The RBI's new rules, introduced in November, require lenders to increase provisions against personal loans and credit card borrowings, as these debts are unsecured. This has put pressure on Indian banks' shares, as the central bank's move is expected to negatively impact consumer spending, a crucial driver of India's economy, and subsequently, lenders' profits. The increase in risk-weight of loans taken from banks may also push non-bank lenders to seek alternative sources of credit.

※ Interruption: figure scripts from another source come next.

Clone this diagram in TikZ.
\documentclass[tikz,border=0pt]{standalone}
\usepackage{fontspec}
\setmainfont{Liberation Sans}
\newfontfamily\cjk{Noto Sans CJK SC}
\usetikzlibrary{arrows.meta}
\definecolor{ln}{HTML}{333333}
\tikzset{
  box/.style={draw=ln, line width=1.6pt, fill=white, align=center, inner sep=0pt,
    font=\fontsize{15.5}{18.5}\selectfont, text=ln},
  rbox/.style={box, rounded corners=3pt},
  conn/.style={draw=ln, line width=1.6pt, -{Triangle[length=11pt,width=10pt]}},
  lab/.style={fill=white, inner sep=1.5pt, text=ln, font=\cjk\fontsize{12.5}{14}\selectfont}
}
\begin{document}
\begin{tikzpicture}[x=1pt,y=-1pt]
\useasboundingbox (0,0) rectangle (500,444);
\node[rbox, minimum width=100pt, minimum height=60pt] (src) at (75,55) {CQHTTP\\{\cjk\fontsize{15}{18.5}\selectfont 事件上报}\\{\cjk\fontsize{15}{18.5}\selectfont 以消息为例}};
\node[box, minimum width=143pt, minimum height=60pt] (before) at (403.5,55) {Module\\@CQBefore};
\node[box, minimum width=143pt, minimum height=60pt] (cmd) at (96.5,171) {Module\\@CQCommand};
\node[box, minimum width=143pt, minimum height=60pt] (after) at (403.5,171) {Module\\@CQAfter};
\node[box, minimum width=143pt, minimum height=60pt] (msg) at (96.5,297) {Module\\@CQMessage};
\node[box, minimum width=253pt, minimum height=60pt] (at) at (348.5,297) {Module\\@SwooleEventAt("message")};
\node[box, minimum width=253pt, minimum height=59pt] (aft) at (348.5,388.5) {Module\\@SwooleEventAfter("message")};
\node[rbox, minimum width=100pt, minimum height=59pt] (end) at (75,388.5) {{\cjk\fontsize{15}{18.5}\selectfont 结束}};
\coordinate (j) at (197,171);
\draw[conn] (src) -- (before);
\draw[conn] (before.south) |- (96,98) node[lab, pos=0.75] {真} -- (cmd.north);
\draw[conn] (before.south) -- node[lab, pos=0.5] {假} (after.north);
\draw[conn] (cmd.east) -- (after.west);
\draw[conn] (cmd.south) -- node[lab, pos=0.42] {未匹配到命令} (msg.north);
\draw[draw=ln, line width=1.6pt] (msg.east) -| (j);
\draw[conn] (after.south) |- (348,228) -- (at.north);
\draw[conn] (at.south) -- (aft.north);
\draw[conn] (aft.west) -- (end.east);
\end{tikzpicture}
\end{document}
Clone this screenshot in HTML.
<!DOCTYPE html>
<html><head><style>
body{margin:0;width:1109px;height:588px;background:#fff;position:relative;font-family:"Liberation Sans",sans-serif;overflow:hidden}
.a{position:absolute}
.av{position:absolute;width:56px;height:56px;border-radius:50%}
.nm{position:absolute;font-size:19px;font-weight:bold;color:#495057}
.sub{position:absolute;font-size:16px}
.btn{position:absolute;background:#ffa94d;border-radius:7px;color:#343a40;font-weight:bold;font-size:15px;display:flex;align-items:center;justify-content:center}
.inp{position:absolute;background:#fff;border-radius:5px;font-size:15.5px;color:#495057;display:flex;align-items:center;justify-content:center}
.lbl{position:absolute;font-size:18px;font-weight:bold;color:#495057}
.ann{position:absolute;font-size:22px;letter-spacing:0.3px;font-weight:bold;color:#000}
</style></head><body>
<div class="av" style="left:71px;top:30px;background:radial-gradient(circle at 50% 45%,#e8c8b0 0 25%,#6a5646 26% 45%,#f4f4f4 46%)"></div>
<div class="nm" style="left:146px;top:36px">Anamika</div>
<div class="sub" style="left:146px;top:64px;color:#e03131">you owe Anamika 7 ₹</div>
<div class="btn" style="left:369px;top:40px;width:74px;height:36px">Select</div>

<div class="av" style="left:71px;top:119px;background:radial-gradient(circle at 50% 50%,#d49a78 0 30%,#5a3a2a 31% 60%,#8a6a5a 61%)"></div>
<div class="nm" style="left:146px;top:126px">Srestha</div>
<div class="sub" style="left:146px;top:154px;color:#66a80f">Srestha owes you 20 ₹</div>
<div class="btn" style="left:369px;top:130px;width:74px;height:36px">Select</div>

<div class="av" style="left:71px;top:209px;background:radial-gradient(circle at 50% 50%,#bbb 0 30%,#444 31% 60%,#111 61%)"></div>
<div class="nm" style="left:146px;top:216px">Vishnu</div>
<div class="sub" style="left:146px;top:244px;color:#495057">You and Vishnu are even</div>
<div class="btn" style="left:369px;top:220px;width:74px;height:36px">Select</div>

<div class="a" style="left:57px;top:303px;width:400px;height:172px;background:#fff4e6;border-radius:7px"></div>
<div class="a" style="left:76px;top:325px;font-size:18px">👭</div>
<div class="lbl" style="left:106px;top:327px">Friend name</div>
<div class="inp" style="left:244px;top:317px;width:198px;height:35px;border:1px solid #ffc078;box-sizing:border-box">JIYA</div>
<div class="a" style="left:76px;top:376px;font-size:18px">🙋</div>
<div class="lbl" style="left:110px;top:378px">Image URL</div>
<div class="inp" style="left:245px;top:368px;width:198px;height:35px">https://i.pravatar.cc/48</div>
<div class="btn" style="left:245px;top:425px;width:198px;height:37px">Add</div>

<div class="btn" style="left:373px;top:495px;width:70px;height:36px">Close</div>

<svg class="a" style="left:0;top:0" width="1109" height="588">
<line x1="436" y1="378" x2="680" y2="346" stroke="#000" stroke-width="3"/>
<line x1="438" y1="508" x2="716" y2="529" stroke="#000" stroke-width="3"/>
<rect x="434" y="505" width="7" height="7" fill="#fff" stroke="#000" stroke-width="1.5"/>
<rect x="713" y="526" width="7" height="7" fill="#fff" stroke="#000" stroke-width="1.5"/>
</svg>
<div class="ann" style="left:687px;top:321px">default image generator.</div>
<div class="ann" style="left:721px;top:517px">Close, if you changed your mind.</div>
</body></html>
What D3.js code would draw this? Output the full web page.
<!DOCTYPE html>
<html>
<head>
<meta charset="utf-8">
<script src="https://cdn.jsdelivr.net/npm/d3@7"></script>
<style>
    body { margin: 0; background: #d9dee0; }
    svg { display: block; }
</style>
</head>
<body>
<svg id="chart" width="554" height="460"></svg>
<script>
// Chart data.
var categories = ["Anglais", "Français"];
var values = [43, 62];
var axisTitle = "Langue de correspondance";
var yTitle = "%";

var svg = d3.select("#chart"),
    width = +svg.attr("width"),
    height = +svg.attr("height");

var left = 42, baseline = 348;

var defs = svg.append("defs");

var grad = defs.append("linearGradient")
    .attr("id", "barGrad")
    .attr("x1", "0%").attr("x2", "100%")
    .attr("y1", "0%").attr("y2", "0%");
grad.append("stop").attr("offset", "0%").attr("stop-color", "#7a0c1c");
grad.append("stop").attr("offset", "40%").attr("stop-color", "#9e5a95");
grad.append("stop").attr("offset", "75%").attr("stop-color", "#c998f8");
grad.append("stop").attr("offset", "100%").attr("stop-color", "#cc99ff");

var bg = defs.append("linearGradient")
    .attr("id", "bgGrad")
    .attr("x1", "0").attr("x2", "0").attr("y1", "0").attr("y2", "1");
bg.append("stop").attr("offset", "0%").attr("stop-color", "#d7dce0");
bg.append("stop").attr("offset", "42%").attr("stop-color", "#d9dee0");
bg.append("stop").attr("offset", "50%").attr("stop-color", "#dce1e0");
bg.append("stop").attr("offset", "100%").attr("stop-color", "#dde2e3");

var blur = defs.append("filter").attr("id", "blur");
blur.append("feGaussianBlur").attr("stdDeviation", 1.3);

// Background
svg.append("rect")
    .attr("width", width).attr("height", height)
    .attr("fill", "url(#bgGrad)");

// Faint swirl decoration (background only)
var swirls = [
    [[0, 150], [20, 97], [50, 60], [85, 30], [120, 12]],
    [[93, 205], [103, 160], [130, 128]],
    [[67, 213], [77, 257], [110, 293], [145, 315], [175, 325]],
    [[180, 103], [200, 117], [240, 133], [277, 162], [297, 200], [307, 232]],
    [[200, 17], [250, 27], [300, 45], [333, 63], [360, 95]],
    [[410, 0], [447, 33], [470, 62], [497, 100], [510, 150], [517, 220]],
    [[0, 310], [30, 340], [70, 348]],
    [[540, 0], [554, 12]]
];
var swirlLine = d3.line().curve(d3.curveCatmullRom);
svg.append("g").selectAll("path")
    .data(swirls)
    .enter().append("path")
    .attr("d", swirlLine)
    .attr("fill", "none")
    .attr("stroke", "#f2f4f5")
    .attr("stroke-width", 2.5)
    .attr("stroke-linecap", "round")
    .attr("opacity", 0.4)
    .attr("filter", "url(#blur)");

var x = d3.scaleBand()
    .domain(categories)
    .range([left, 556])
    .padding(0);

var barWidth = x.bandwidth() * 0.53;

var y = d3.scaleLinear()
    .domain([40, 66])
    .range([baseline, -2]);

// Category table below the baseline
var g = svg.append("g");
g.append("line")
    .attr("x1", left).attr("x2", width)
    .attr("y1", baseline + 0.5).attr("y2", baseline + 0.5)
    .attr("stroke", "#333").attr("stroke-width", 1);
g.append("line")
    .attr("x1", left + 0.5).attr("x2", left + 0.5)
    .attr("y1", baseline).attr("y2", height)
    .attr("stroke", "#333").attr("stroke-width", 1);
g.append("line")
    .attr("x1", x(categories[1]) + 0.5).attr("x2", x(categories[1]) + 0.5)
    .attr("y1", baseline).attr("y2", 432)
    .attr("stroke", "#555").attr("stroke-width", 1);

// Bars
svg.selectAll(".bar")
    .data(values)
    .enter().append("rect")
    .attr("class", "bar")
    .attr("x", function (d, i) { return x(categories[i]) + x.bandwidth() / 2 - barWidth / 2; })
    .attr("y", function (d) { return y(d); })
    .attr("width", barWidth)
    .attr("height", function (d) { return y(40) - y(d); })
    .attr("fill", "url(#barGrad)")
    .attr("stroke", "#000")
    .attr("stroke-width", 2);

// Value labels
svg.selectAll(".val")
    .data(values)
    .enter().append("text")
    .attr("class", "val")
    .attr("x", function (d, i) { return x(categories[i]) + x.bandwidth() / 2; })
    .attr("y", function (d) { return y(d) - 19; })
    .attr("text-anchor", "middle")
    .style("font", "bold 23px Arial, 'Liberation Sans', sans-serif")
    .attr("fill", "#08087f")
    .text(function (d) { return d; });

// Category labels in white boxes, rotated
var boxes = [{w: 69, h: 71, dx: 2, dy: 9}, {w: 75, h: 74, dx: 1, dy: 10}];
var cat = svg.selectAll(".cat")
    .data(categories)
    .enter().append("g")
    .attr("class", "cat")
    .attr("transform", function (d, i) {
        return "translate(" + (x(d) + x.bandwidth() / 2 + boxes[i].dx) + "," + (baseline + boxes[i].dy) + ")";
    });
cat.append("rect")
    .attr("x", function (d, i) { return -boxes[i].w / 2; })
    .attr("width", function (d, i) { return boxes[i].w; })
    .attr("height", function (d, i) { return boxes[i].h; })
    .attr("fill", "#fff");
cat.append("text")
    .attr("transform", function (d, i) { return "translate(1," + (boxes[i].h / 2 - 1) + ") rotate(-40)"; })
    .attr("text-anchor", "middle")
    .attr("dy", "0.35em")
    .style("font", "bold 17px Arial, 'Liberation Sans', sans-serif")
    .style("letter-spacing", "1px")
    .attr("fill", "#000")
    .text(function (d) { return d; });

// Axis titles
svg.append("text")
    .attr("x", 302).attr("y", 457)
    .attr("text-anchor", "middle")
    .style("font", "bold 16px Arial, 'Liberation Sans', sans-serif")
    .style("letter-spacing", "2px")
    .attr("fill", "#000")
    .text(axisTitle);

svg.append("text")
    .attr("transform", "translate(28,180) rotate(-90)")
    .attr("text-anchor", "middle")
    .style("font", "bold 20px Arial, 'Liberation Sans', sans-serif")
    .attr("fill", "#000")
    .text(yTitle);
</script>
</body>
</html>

Citigroup analysts, including Vijit Jain, noted that the slowdown in smaller loans, a key channel for acquiring customers, could affect the medium-term growth potential of Paytm's other businesses. The brokerage firm downgraded the stock to neutral from buy and reduced its estimates for Paytm's operating profit by about 20% for fiscal years 2024 and 2025. Nearly three-quarters of Paytm's Buy Now Pay Later loans in the second quarter were in the sub-50,000 rupees category, according to Citigroup. Indian shadow lenders that partner with Paytm and others for smaller loans also experienced declines, with Aditya Birla Capital Ltd. falling 3.7% and Bajaj Finance Ltd. sliding more than 1%.